Fingerprints are unique to each person and can be classified into certain groups, according to geometric patterns of their lines and ridges. Fingerprints can be collected from a crime scene for instance, and saved for comparison with known prints.
The skin of the human hands (and feet) is covered with tiny ridges called friction ridges. The ridges enable people to easily pick up and handle objects. Much like running shoes, which have ridges on the bottom to prevent us from slipping, fingers and feet have natural ridges that serve the same purpose. Each person has a totally unique pattern of ridges on her skin. Even identical twins have different ridges!
A finger print is the image of these ridge patterns transferred to a surface. Historically, many people thought that fingerprints left on surfaces were a result of oily hands or hands that were soiled with dirt, paint or other substances. Actually, even scrubbed hands leave prints. Our hands (and feet) have an abundance of sweat glands, which secrete liquids that leave the patterned mark of our prints on almost everything we touch. These prints may be hard to see, and may need special treatment with chemicals or dust to become visible. Hard-to-see prints are called latent prints, as opposed to the visible prints left by soiled hands.
Many centuries ago, Chinese and Japanese emperors signed papers with thumbprints. It was not until the 1800s that fingerprints were used to link a suspect with a crime. In 1880, Dr. Henry Faulds, an Englishman working with the Japanese, published an article in the journal Nature detailing how he used fingerprints left on a fence to help free an innocent man charged with theft. It wasn’t long before Scotland Yard began to use fingerprinting as part of their investigations, and other agencies followed suit.
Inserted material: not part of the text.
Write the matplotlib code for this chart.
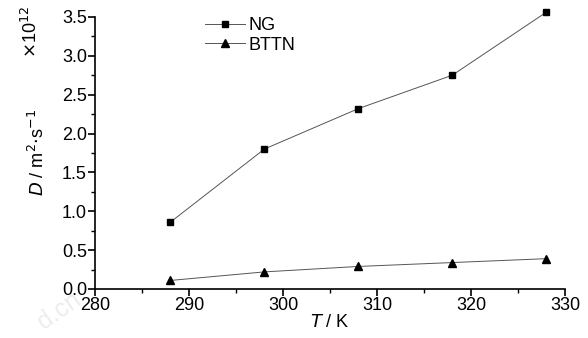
import matplotlib
matplotlib.use("Agg")
import matplotlib.pyplot as plt
from matplotlib.ticker import MultipleLocator

plt.rcParams["font.family"] = ["Liberation Sans Narrow", "Liberation Sans", "DejaVu Sans"]

temps = [288, 298, 308, 318, 328]
ng = [0.86, 1.80, 2.32, 2.75, 3.56]
bttn = [0.11, 0.22, 0.29, 0.34, 0.39]

fig = plt.figure(figsize=(5.88, 3.38), dpi=100)
ax = fig.add_axes([0.162, 0.145, 0.799, 0.805])
ax.set_zorder(2)
ax.patch.set_alpha(0)

ax.plot(temps, ng, color="#555555", lw=0.7, marker="s", ms=5,
        mfc="black", mec="black", label="NG", clip_on=False)
ax.plot(temps, bttn, color="#555555", lw=0.7, marker="^", ms=6,
        mfc="black", mec="black", label="BTTN", clip_on=False)

ax.set_xlim(280, 330)
ax.set_ylim(0, 3.5)
ax.xaxis.set_major_locator(MultipleLocator(10))
ax.xaxis.set_minor_locator(MultipleLocator(5))
ax.yaxis.set_major_locator(MultipleLocator(0.5))
ax.yaxis.set_minor_locator(MultipleLocator(0.25))
ax.yaxis.set_major_formatter(plt.FuncFormatter(lambda v, p: f"{v:.1f}"))

for s in ["top", "right"]:
    ax.spines[s].set_visible(False)
for s in ["left", "bottom"]:
    ax.spines[s].set_linewidth(1.2)
ax.tick_params(which="major", direction="out", length=5, width=1.2, labelsize=13, pad=1)
ax.tick_params(which="minor", direction="out", length=3, width=1.0)

ax.set_xlabel(r"$\it{T}$ / K", fontsize=13, labelpad=0)
ax.set_ylabel(r"$\it{D}$ / m$^2$$\cdot$s$^{-1}$", fontsize=13, labelpad=10)
fig.text(0.052, 0.905, r"$\times$10$^{12}$", rotation=90, fontsize=13,
         ha="center", va="center")

ax.legend(loc="upper left", bbox_to_anchor=(0.2, 1.06), frameon=False,
          fontsize=13, handlelength=2.2, handletextpad=0.2, labelspacing=0.15)

fig.text(0.1, 0.08, "d.cn", rotation=35, fontsize=18, color="#ededed",
         ha="center", va="center", zorder=0)

fig.savefig("out.png", dpi=100)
As more police departments began to use prints, the need for classification and organization became clear.
In this activity, students too will discover a need to classify the prints they take. The prints on this page introduce you to the major categories of one commonly-used system of fingerprint identification. We suggest that you encourage children to develop their own classifications and nomenclature before looking at a standardized system.
1 hour a day, for 2 days
Ask each students to describe what makes other students unique. Students may list characteristics such as moods and manners. Note how many factors, taken individually, are common to several students. Is there any one physical characteristic that is totally unique to each person?
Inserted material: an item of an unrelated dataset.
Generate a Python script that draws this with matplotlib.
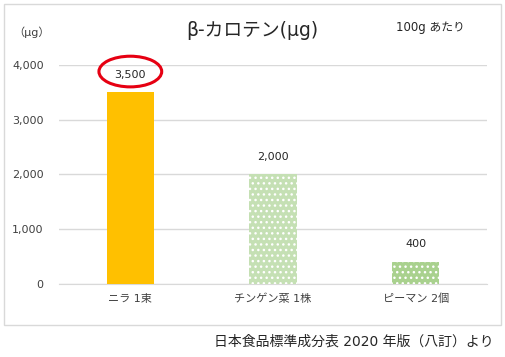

Some students may suggest fingerprints, since fingerprinting is commonly seen on television and discussed in mystery books. Ask the students to use magnifying glasses and look at their own index-finger ridges and those of a friend. Ask them to describe in words and then draw what they see. (You may hear words like “wiggle,” “swirley,” “twist,” and see drawings that look like wild mazes.)
Now demonstrate how to make different types of impressions. For ink impressions, press one finger at a time onto an inkpad. Don’t get it too wet. With help from friends, press and roll the finger on paper. For pencil impressions, scribble pencil on a paper until an area of the paper is darkened completely. Press your finger on this pencil residue. Stick a piece of clear tape on the pad of your finger and pinch down on the tape. Lift the tape, and—voila!—your fingerprint appears clearly on the tape.
Ask students to work in teams. Each student in a team should make an index-finger and a pinkie-finger print. Encourage teams to experiment with various methods of obtaining prints. Each set of prints should be put on an index card and labeled with the student’s name. Students should clearly label “index” or “pinkie” and note whether it was from their right or left hand. These cards will become each group’s fingerprint reference file.
While the groups are busy making prints for their files, take a second set of each child’s index and pinkie prints on your own cards. (Make sure you take prints from the same hand the child has printed.) Write a code on the cards that will help you identify the print, but will keep the prints’ owner a secret from the rest of the class.
Distribute to each group one of the prints that you took. You may wish to circle either the pinkie print or the index finger print. Ask if the students can find the owner of the print. You can greatly simplify this challenge by making sure the print you give each group belongs to someone in that group or by identifying a subset of the class to investigate; left-handers, students whose name begins with M, etc.
The students may feel daunted by their task as they line up print after print. Call the teams together after about ten minutes and ask if there is a way in which they can eliminate some prints. This may lead children into grouping prints by common patterns. They may wish to identify and label the most visible pattern in each of the prints on the index cards. From there they can look for the most distinguishing feature on the mystery card and find its match.